Modulate voltage operation – With the level of integration achievable today, entire systems are built on a single die. As in any complex system, not every element needs to run at full tilt. By analogy, not every transport vehicle needs to be fueled with 130 octane rating (aviation caliber) gasoline. It is the same in chip design. A portion of the circuit, say 10%, may be a bottleneck in the whole design and for that reason cannot be designed or parallelized in other ways. In fact, we would want to run this circuit in overdrive. In contrast, the rest of the circuit, where the performance required is attained, could be run in the meanest way possible - analogous to fueling it with diesel whose octane rating is a mere 20! In chip design this translates into applying different voltage rails for different parts of the circuits. For example 10% of a chip's circuitry could be fed with 1.2V to run at 4GHz, another 40% at 1.0V to run at 2GHz, while the remaining 50% is fed with 0.7V to run at 500MHz. The aggregate would provide the best overall power-performance metrics achievable for that particular situation.

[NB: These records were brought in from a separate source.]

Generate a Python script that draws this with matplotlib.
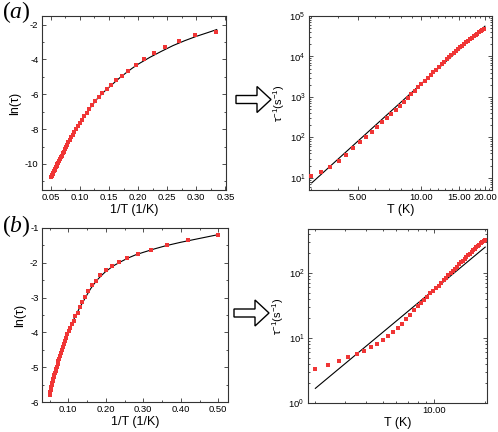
import matplotlib
matplotlib.use("Agg")
import matplotlib.pyplot as plt
import numpy as np
from matplotlib.patches import Polygon
from matplotlib.ticker import FixedLocator, MultipleLocator, FormatStrFormatter, NullFormatter

plt.rcParams['font.family'] = ['Liberation Sans', 'DejaVu Sans']
plt.rcParams['mathtext.default'] = 'regular'
plt.rcParams['mathtext.fontset'] = 'custom'
plt.rcParams['mathtext.it'] = 'Liberation Serif:italic'
plt.rcParams['axes.unicode_minus'] = False

# (a) temperature (K) and ln(tau)
T_a = [3.00, 3.35, 3.70, 4.05, 4.40, 4.75, 5.10, 5.45, 5.80, 6.15,
       6.50, 6.85, 7.20, 7.55, 7.90, 8.25, 8.60, 8.95, 9.30, 9.65,
       10.00, 10.35, 10.70, 11.05, 11.40, 11.75, 12.10, 12.45, 12.80, 13.15,
       13.50, 13.85, 14.20, 14.55, 14.90, 15.25, 15.60, 15.95, 16.30, 16.65,
       17.00, 17.35, 17.70, 18.05, 18.40, 18.75, 19.10, 19.45, 19.80]
lntau_a = [-2.40, -2.62, -2.92, -3.27, -3.62, -3.98, -4.33, -4.64, -4.93, -5.20,
           -5.46, -5.72, -5.93, -6.16, -6.39, -6.63, -6.85, -7.06, -7.25, -7.45,
           -7.63, -7.81, -7.99, -8.17, -8.32, -8.46, -8.62, -8.76, -8.90, -9.04,
           -9.16, -9.29, -9.40, -9.52, -9.62, -9.73, -9.83, -9.92, -10.02, -10.11,
           -10.19, -10.27, -10.35, -10.43, -10.50, -10.58, -10.65, -10.71, -10.78]

# (b)
T_b = [2.00, 2.38, 2.75, 3.13, 3.50, 3.88, 4.25, 4.63, 5.00, 5.38,
       5.75, 6.13, 6.50, 6.88, 7.25, 7.63, 8.00, 8.38, 8.75, 9.13,
       9.50, 9.88, 10.25, 10.63, 11.00, 11.38, 11.75, 12.13, 12.50, 12.88,
       13.25, 13.63, 14.00, 14.38, 14.75, 15.13, 15.50, 15.88, 16.25, 16.63,
       17.00, 17.38, 17.75, 18.13, 18.50, 18.88, 19.25, 19.63, 20.00]
lntau_b = [-1.19, -1.35, -1.49, -1.63, -1.74, -1.85, -1.98, -2.10, -2.22, -2.36,
           -2.51, -2.65, -2.81, -2.97, -3.13, -3.28, -3.43, -3.54, -3.66, -3.77,
           -3.88, -3.97, -4.06, -4.16, -4.25, -4.34, -4.43, -4.52, -4.60, -4.68,
           -4.76, -4.83, -4.91, -4.98, -5.04, -5.11, -5.17, -5.23, -5.29, -5.35,
           -5.41, -5.46, -5.51, -5.56, -5.61, -5.66, -5.70, -5.75, -5.79]

# fitted curves
fit_a_x = [0.05, 0.055, 0.06, 0.065, 0.07, 0.075, 0.08, 0.085, 0.09, 0.095,
           0.10, 0.11, 0.12, 0.13, 0.14, 0.15, 0.16, 0.17, 0.18, 0.19,
           0.20, 0.22, 0.24, 0.26, 0.28, 0.30, 0.32, 0.335]
fit_a_y = [-10.82, -10.47, -10.13, -9.80, -9.47, -9.14, -8.83, -8.50, -8.20, -7.92,
           -7.65, -7.14, -6.68, -6.25, -5.90, -5.60, -5.30, -5.01, -4.75, -4.50,
           -4.27, -3.88, -3.53, -3.20, -2.92, -2.67, -2.45, -2.28]
fit_b_x = [0.05, 0.06, 0.07, 0.08, 0.09, 0.10, 0.11, 0.12, 0.13, 0.14,
           0.15, 0.16, 0.17, 0.18, 0.19, 0.20, 0.22, 0.24, 0.26, 0.28,
           0.30, 0.33, 0.36, 0.40, 0.45, 0.50]
fit_b_y = [-5.79, -5.33, -4.93, -4.58, -4.26, -3.98, -3.73, -3.51, -3.30, -3.11,
           -2.92, -2.74, -2.59, -2.46, -2.35, -2.25, -2.09, -1.97, -1.86, -1.77,
           -1.70, -1.60, -1.51, -1.41, -1.30, -1.19]

# power-law lines on the right panels
pow_a_T = [3.02, 20.0]
pow_a_rate = [7.5, 56000]
pow_b_T = [2.0, 20.0]
pow_b_rate = [1.68, 250]

red = '#f03535'
W, H = 498, 432


def box(l, t, r, b):
    return [l / W, 1 - b / H, (r - l) / W, (b - t) / H]


def style(ax):
    ax.tick_params(which='both', direction='in', top=True, right=True,
                   labelsize=6.8, width=0.6, color='#333333', pad=2.5)
    ax.tick_params(which='major', length=3)
    ax.tick_params(which='minor', length=1.6)
    for s in ax.spines.values():
        s.set_linewidth(0.8)
        s.set_color('#333333')


fig = plt.figure(figsize=(W / 100, H / 100), dpi=100)

ax1 = fig.add_axes(box(42, 16, 226, 190))
ax2 = fig.add_axes(box(309, 16, 492, 190))
ax3 = fig.add_axes(box(42, 228, 228, 402))
ax4 = fig.add_axes(box(308, 229, 487, 403))

T_a = np.array(T_a)
T_b = np.array(T_b)
lntau_a = np.array(lntau_a)
lntau_b = np.array(lntau_b)

# left panels
for ax, T, y, fx, fy in [(ax1, T_a, lntau_a, fit_a_x, fit_a_y),
                         (ax3, T_b, lntau_b, fit_b_x, fit_b_y)]:
    ax.plot(fx, fy, color='black', lw=0.8, zorder=2)
    ax.plot(1 / T, y, 's', color=red, ms=3.0, mew=0, zorder=3)
    ax.set_xlabel('1/T (1/K)', fontsize=9, labelpad=1)
    ax.set_ylabel('ln(τ)', fontsize=9, labelpad=3)
    ax.xaxis.set_major_formatter(FormatStrFormatter('%.2f'))
    style(ax)

ax1.set_xlim(0.035, 0.351)
ax1.set_ylim(-11.5, -1.5)
ax1.xaxis.set_major_locator(MultipleLocator(0.05))
ax1.xaxis.set_minor_locator(MultipleLocator(0.025))
ax1.yaxis.set_major_locator(MultipleLocator(2))
ax1.yaxis.set_minor_locator(MultipleLocator(1))

ax3.set_xlim(0.03, 0.526)
ax3.set_ylim(-6, -1)
ax3.xaxis.set_major_locator(MultipleLocator(0.1))
ax3.xaxis.set_minor_locator(MultipleLocator(0.05))
ax3.yaxis.set_major_locator(MultipleLocator(1))
ax3.yaxis.set_minor_locator(MultipleLocator(0.5))

# right panels
for ax, T, y, pT, pr in [(ax2, T_a, lntau_a, pow_a_T, pow_a_rate),
                         (ax4, T_b, lntau_b, pow_b_T, pow_b_rate)]:
    ax.set_xscale('log')
    ax.set_yscale('log')
    ax.plot(pT, pr, color='black', lw=0.8, zorder=2)
    ax.plot(T, np.exp(-y), 's', color=red, ms=3.0, mew=0, zorder=3)
    ax.set_xlabel('T (K)', fontsize=9, labelpad=1)
    ax.set_ylabel('τ$^{-1}$(s$^{-1}$)', fontsize=8, labelpad=2)
    ax.xaxis.set_minor_formatter(NullFormatter())
    style(ax)

ax2.set_xlim(2.93, 21.6)
ax2.set_ylim(5, 1e5)
ax2.xaxis.set_major_locator(FixedLocator([5, 10, 15, 20]))
ax2.xaxis.set_minor_locator(FixedLocator([3, 4, 6, 7, 8, 9, 11, 12, 13, 14, 16, 17, 18, 19, 21]))
ax2.xaxis.set_major_formatter(FormatStrFormatter('%.2f'))

ax4.set_xlim(1.81, 20.5)
ax4.set_ylim(1, 475)
ax4.xaxis.set_major_locator(FixedLocator([10]))
ax4.xaxis.set_minor_locator(FixedLocator([2, 3, 4, 5, 6, 7, 8, 9, 20]))
ax4.xaxis.set_major_formatter(FormatStrFormatter('%.2f'))

# panel letters
fig.text(2 / W, 1 - 12 / H, r'($\mathit{a}$)', fontsize=17, family='Liberation Serif',
         va='center', ha='left')
fig.text(2 / W, 1 - 226 / H, r'($\mathit{b}$)', fontsize=17, family='Liberation Serif',
         va='center', ha='left')


# outlined block arrows between panels
def arrow(x0, yc):
    pts = [(x0, yc - 4), (x0 + 21, yc - 4), (x0 + 21, yc - 13), (x0 + 35, yc),
           (x0 + 21, yc + 13), (x0 + 21, yc + 4), (x0, yc + 4)]
    pts = [(x / W, 1 - y / H) for x, y in pts]
    fig.patches.append(Polygon(pts, closed=True, facecolor='white', edgecolor='black',
                               lw=1.0, transform=fig.transFigure, figure=fig))


arrow(236, 99.5)
arrow(234, 313)

fig.savefig('out.png', dpi=100)
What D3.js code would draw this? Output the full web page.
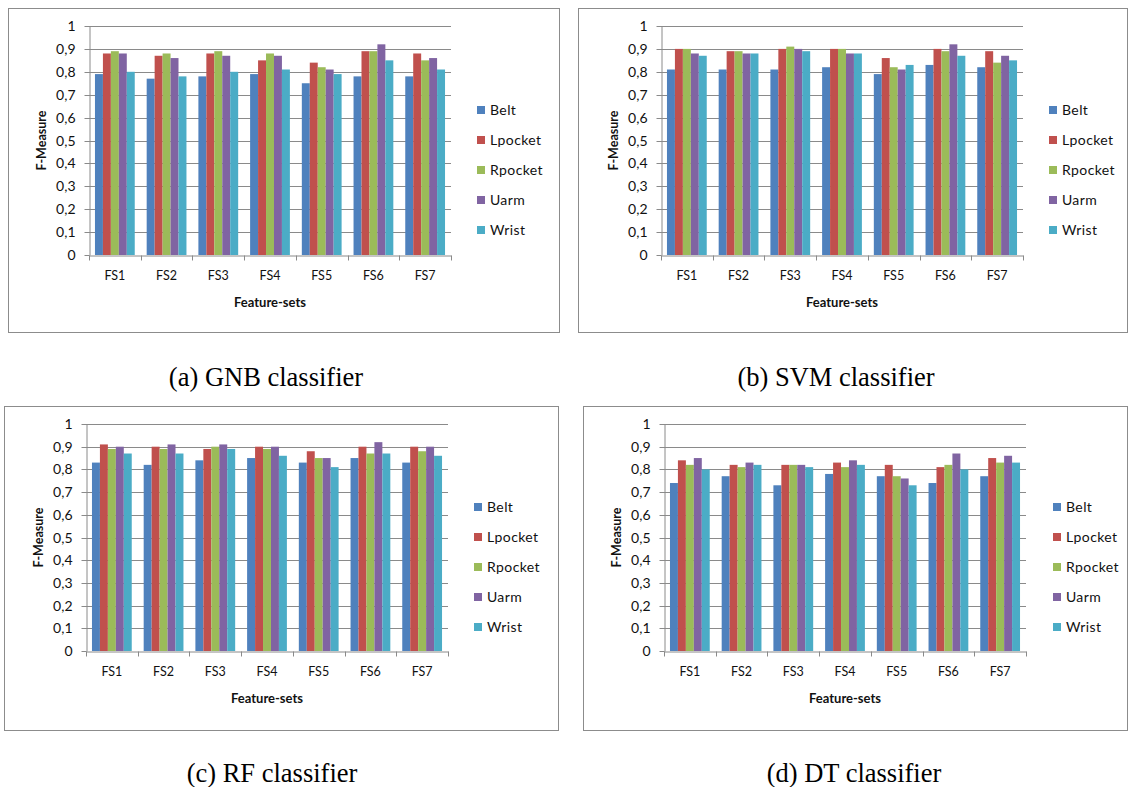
<!DOCTYPE html>
<html>
<head>
<meta charset="utf-8">
<script src="https://cdn.jsdelivr.net/npm/d3@7"></script>
<style>
  html, body { margin: 0; padding: 0; background: #fff; }
  svg { display: block; }
</style>
</head>
<body>
<svg id="chart" width="1133" height="787"></svg>
<script>
// ---------------- DATA ----------------
const categories = ["FS1", "FS2", "FS3", "FS4", "FS5", "FS6", "FS7"];
const seriesNames = ["Belt", "Lpocket", "Rpocket", "Uarm", "Wrist"];
const yTickValues = [0, 0.1, 0.2, 0.3, 0.4, 0.5, 0.6, 0.7, 0.8, 0.9, 1];
const yTickLabels = ["0", "0,1", "0,2", "0,3", "0,4", "0,5", "0,6", "0,7", "0,8", "0,9", "1"];

// rows = series (Belt, Lpocket, Rpocket, Uarm, Wrist); columns = FS1..FS7
const gnbValues = [
  [0.79, 0.77, 0.78, 0.79, 0.75, 0.78, 0.78],
  [0.88, 0.87, 0.88, 0.85, 0.84, 0.89, 0.88],
  [0.89, 0.88, 0.89, 0.88, 0.82, 0.89, 0.85],
  [0.88, 0.86, 0.87, 0.87, 0.81, 0.92, 0.86],
  [0.80, 0.78, 0.80, 0.81, 0.79, 0.85, 0.81]
];
const svmValues = [
  [0.81, 0.81, 0.81, 0.82, 0.79, 0.83, 0.82],
  [0.90, 0.89, 0.90, 0.90, 0.86, 0.90, 0.89],
  [0.90, 0.89, 0.91, 0.90, 0.82, 0.89, 0.84],
  [0.88, 0.88, 0.90, 0.88, 0.81, 0.92, 0.87],
  [0.87, 0.88, 0.89, 0.88, 0.83, 0.87, 0.85]
];
const rfValues = [
  [0.83, 0.82, 0.84, 0.85, 0.83, 0.85, 0.83],
  [0.91, 0.90, 0.89, 0.90, 0.88, 0.90, 0.90],
  [0.89, 0.89, 0.90, 0.89, 0.85, 0.87, 0.88],
  [0.90, 0.91, 0.91, 0.90, 0.85, 0.92, 0.90],
  [0.87, 0.87, 0.89, 0.86, 0.81, 0.87, 0.86]
];
const dtValues = [
  [0.74, 0.77, 0.73, 0.78, 0.77, 0.74, 0.77],
  [0.84, 0.82, 0.82, 0.83, 0.82, 0.81, 0.85],
  [0.82, 0.81, 0.82, 0.81, 0.77, 0.82, 0.83],
  [0.85, 0.83, 0.82, 0.84, 0.76, 0.87, 0.86],
  [0.80, 0.82, 0.81, 0.82, 0.73, 0.80, 0.83]
];
const captions = ["(a) GNB classifier", "(b) SVM classifier", "(c) RF classifier", "(d) DT classifier"];
const yAxisTitle = "F-Measure";
const xAxisTitle = "Feature-sets";

// ---------------- STYLE / LAYOUT ----------------
const seriesColors = ["#4F81BD", "#C0504D", "#9BBB59", "#8064A2", "#4BACC6"];
const panels = [
  { values: gnbValues, frame: [8, 8, 559, 332],    plot: [89, 451, 255, 26],   legend: [477, 110], capX: 266, capY: 386 },
  { values: svmValues, frame: [578, 8, 1127, 332], plot: [661, 1023, 255, 26], legend: [1049, 110], capX: 836, capY: 386 },
  { values: rfValues,  frame: [4, 406, 558, 730],  plot: [86, 448, 651, 424],  legend: [474, 507], capX: 272, capY: 782 },
  { values: dtValues,  frame: [583, 406, 1127, 730], plot: [664, 1026, 651, 424], legend: [1053, 507], capX: 854, capY: 782 }
];

const svg = d3.select("#chart");
svg.append("rect").attr("width", 1133).attr("height", 787).attr("fill", "#fff");

const labelFont = "Lato, 'Open Sans', 'DejaVu Sans', sans-serif";
const gridColor = "#8a8a8a";

panels.forEach((p, pi) => {
  const g = svg.append("g");
  const [fx0, fy0, fx1, fy1] = p.frame;
  const [x0, x1, y0, y1] = p.plot;

  // frame
  g.append("rect")
    .attr("x", fx0 + 0.5).attr("y", fy0 + 0.5)
    .attr("width", fx1 - fx0).attr("height", fy1 - fy0)
    .attr("fill", "#fff").attr("stroke", "#8c8c8c").attr("stroke-width", 1);

  const x = d3.scaleBand().domain(categories).range([x0, x1])
    .paddingInner(1.5 / 6.5).paddingOuter(0.75 / 6.5);
  const xs = d3.scaleBand().domain(seriesNames).range([0, x.bandwidth()]);
  const y = d3.scaleLinear().domain([0, 1]).range([y0, y1]);

  // gridlines
  g.append("g").selectAll("line")
    .data(yTickValues.filter(v => v > 0))
    .join("line")
    .attr("x1", x0).attr("x2", x1)
    .attr("y1", d => Math.round(y(d)) + 0.5).attr("y2", d => Math.round(y(d)) + 0.5)
    .attr("stroke", gridColor).attr("stroke-width", 1);

  // bars
  const groups = g.append("g").selectAll("g")
    .data(categories)
    .join("g")
    .attr("transform", c => `translate(${x(c)},0)`);
  groups.selectAll("rect")
    .data((c, ci) => seriesNames.map((s, si) => ({ s, si, v: p.values[si][ci] })))
    .join("rect")
    .attr("x", d => xs(d.s))
    .attr("width", xs.bandwidth())
    .attr("y", d => y(d.v))
    .attr("height", d => y(0) - y(d.v))
    .attr("fill", d => seriesColors[d.si]);

  // y axis
  const yAxis = d3.axisLeft(y)
    .tickValues(yTickValues)
    .tickFormat((d, i) => yTickLabels[i])
    .tickSizeInner(5).tickSizeOuter(0).tickPadding(9);
  const ya = g.append("g")
    .attr("transform", `translate(${x0 + 0.5},0)`)
    .call(yAxis);
  ya.select(".domain").attr("stroke", gridColor);
  ya.selectAll(".tick line").attr("stroke", gridColor);
  ya.selectAll(".tick text")
    .attr("font-family", labelFont).attr("font-size", 14).attr("fill", "#111");
  ya.selectAll(".tick").attr("transform", d => `translate(0,${Math.round(y(d)) + 0.5})`);

  // x axis
  const xAxis = d3.axisBottom(x).tickSize(0).tickPadding(16);
  const xa = g.append("g")
    .attr("transform", `translate(0,${Math.round(y0) + 0.5})`)
    .call(xAxis);
  xa.select(".domain").attr("stroke", gridColor);
  xa.selectAll(".tick text")
    .attr("font-family", labelFont).attr("font-size", 12.5).attr("fill", "#111");
  // category boundary tick marks
  xa.append("g").selectAll("line")
    .data(d3.range(categories.length + 1))
    .join("line")
    .attr("x1", i => Math.round(x0 + i * x.step()) + 0.5)
    .attr("x2", i => Math.round(x0 + i * x.step()) + 0.5)
    .attr("y1", 0).attr("y2", 5)
    .attr("stroke", gridColor);

  // axis titles
  g.append("text")
    .attr("x", (x0 + x1) / 2).attr("y", y0 + 52)
    .attr("text-anchor", "middle")
    .attr("font-family", labelFont).attr("font-weight", "bold").attr("font-size", 13)
    .attr("fill", "#111")
    .text(xAxisTitle);
  g.append("text")
    .attr("transform", `translate(${x0 - 43},${(y0 + y1) / 2}) rotate(-90)`)
    .attr("text-anchor", "middle")
    .attr("font-family", labelFont).attr("font-weight", "bold").attr("font-size", 12.5)
    .attr("fill", "#111")
    .text(yAxisTitle);

  // legend
  const [lx, ly] = p.legend;
  const lg = g.append("g").selectAll("g")
    .data(seriesNames)
    .join("g")
    .attr("transform", (s, i) => `translate(${lx},${ly + i * 30})`);
  lg.append("rect")
    .attr("x", 0).attr("y", -4).attr("width", 8).attr("height", 8)
    .attr("fill", (s, i) => seriesColors[i]);
  lg.append("text")
    .attr("x", 13).attr("y", 0).attr("dy", "0.36em")
    .attr("font-family", labelFont).attr("font-size", 14).attr("fill", "#111")
    .attr("letter-spacing", 0.4)
    .text(s => s);

  // caption
  svg.append("text")
    .attr("x", p.capX).attr("y", p.capY)
    .attr("text-anchor", "middle")
    .attr("font-family", "'Liberation Serif', 'DejaVu Serif', serif")
    .attr("font-size", 26.5).attr("fill", "#000")
    .text(captions[pi]);
});
</script>
</body>
</html>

Designers today have access to a wide array of tools and techniques to manage their chip's power-performance metrics. These techniques range from very simple to ultra complex and also offer a wide spectrum of improvement possibilities. Surprisingly enough, the most efficient ones, like optimized placement, are very simple. Unfortunately, the ever increasing compartmentalization and specialization in chip design methodology keeps these techniques out of reach for those who use only conventional – albeit state-of-the-art – back-end design tools.